TASK TO COMPLETE:
In the listing that follows, retype every line from the first through the one containing "const seriesData = [world, advanced, emerging, china];". Pictures are to be left out.

DATASET EXTRACT:
** start **

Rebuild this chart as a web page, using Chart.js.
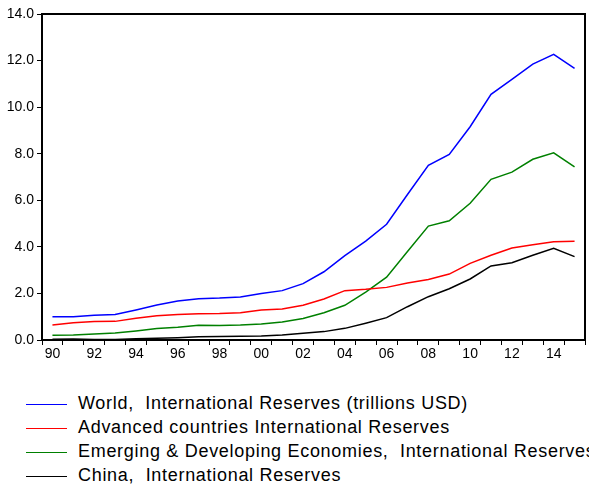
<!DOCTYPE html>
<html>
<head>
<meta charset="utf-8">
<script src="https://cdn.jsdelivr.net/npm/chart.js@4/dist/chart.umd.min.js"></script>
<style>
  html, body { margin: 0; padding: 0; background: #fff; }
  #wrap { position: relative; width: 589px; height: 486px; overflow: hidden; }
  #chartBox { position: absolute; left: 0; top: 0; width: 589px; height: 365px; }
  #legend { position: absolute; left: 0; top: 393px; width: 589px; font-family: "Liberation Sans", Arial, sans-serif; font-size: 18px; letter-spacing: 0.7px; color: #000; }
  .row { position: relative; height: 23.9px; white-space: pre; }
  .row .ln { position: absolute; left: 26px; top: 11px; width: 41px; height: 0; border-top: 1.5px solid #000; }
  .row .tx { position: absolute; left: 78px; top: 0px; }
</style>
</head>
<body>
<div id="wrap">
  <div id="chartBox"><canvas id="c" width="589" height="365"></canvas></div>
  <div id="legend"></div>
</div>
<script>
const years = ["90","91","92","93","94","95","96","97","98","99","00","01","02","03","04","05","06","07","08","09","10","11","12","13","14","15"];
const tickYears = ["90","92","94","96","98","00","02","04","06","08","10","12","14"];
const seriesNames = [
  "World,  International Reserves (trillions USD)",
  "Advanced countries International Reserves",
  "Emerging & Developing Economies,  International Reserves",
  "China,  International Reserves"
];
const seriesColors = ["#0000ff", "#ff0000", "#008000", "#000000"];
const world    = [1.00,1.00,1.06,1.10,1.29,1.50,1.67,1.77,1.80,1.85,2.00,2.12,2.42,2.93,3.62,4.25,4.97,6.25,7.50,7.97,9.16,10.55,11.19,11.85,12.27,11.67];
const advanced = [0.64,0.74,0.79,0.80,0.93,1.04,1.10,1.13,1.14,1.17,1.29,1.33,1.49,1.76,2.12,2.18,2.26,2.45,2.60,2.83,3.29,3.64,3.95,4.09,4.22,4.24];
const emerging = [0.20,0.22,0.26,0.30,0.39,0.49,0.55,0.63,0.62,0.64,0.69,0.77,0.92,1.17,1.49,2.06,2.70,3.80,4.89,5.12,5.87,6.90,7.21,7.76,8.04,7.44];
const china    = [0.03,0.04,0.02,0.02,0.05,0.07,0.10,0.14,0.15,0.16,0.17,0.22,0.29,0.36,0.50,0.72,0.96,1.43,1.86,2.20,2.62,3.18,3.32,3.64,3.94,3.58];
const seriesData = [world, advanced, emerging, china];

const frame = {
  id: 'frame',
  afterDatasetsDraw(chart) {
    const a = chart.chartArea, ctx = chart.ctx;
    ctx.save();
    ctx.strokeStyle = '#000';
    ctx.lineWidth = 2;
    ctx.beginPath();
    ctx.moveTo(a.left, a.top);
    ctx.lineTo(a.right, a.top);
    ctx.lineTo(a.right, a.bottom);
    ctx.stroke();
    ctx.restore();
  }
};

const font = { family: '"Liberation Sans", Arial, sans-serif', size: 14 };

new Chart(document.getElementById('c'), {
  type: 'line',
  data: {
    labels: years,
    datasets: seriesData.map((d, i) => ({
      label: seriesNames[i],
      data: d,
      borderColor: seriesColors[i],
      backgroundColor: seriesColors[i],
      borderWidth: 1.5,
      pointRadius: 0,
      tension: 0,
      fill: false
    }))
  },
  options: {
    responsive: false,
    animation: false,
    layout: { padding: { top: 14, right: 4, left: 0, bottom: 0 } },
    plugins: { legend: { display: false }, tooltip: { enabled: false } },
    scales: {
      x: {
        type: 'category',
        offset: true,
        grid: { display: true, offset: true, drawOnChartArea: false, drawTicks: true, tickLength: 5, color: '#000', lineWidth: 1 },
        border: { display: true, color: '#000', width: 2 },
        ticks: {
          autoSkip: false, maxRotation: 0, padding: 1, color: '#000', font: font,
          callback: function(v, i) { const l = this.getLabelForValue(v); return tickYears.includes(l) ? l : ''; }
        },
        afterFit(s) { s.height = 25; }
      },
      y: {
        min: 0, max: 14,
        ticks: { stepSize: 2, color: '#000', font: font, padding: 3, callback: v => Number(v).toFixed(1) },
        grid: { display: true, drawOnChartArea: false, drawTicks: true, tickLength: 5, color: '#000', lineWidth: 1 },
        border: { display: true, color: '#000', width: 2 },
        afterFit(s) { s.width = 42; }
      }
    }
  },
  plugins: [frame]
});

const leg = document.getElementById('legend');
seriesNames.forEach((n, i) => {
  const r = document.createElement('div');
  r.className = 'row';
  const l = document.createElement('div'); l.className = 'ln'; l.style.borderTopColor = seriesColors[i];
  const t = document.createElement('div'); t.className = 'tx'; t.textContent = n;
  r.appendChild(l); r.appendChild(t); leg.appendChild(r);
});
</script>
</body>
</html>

** end **

ANSWER TO THIS PROBLEM:
Rebuild this chart as a web page, using Chart.js.
<!DOCTYPE html>
<html>
<head>
<meta charset="utf-8">
<script src="https://cdn.jsdelivr.net/npm/chart.js@4/dist/chart.umd.min.js"></script>
<style>
  html, body { margin: 0; padding: 0; background: #fff; }
  #wrap { position: relative; width: 589px; height: 486px; overflow: hidden; }
  #chartBox { position: absolute; left: 0; top: 0; width: 589px; height: 365px; }
  #legend { position: absolute; left: 0; top: 393px; width: 589px; font-family: "Liberation Sans", Arial, sans-serif; font-size: 18px; letter-spacing: 0.7px; color: #000; }
  .row { position: relative; height: 23.9px; white-space: pre; }
  .row .ln { position: absolute; left: 26px; top: 11px; width: 41px; height: 0; border-top: 1.5px solid #000; }
  .row .tx { position: absolute; left: 78px; top: 0px; }
</style>
</head>
<body>
<div id="wrap">
  <div id="chartBox"><canvas id="c" width="589" height="365"></canvas></div>
  <div id="legend"></div>
</div>
<script>
const years = ["90","91","92","93","94","95","96","97","98","99","00","01","02","03","04","05","06","07","08","09","10","11","12","13","14","15"];
const tickYears = ["90","92","94","96","98","00","02","04","06","08","10","12","14"];
const seriesNames = [
  "World,  International Reserves (trillions USD)",
  "Advanced countries International Reserves",
  "Emerging & Developing Economies,  International Reserves",
  "China,  International Reserves"
];
const seriesColors = ["#0000ff", "#ff0000", "#008000", "#000000"];
const world    = [1.00,1.00,1.06,1.10,1.29,1.50,1.67,1.77,1.80,1.85,2.00,2.12,2.42,2.93,3.62,4.25,4.97,6.25,7.50,7.97,9.16,10.55,11.19,11.85,12.27,11.67];
const advanced = [0.64,0.74,0.79,0.80,0.93,1.04,1.10,1.13,1.14,1.17,1.29,1.33,1.49,1.76,2.12,2.18,2.26,2.45,2.60,2.83,3.29,3.64,3.95,4.09,4.22,4.24];
const emerging = [0.20,0.22,0.26,0.30,0.39,0.49,0.55,0.63,0.62,0.64,0.69,0.77,0.92,1.17,1.49,2.06,2.70,3.80,4.89,5.12,5.87,6.90,7.21,7.76,8.04,7.44];
const china    = [0.03,0.04,0.02,0.02,0.05,0.07,0.10,0.14,0.15,0.16,0.17,0.22,0.29,0.36,0.50,0.72,0.96,1.43,1.86,2.20,2.62,3.18,3.32,3.64,3.94,3.58];
const seriesData = [world, advanced, emerging, china];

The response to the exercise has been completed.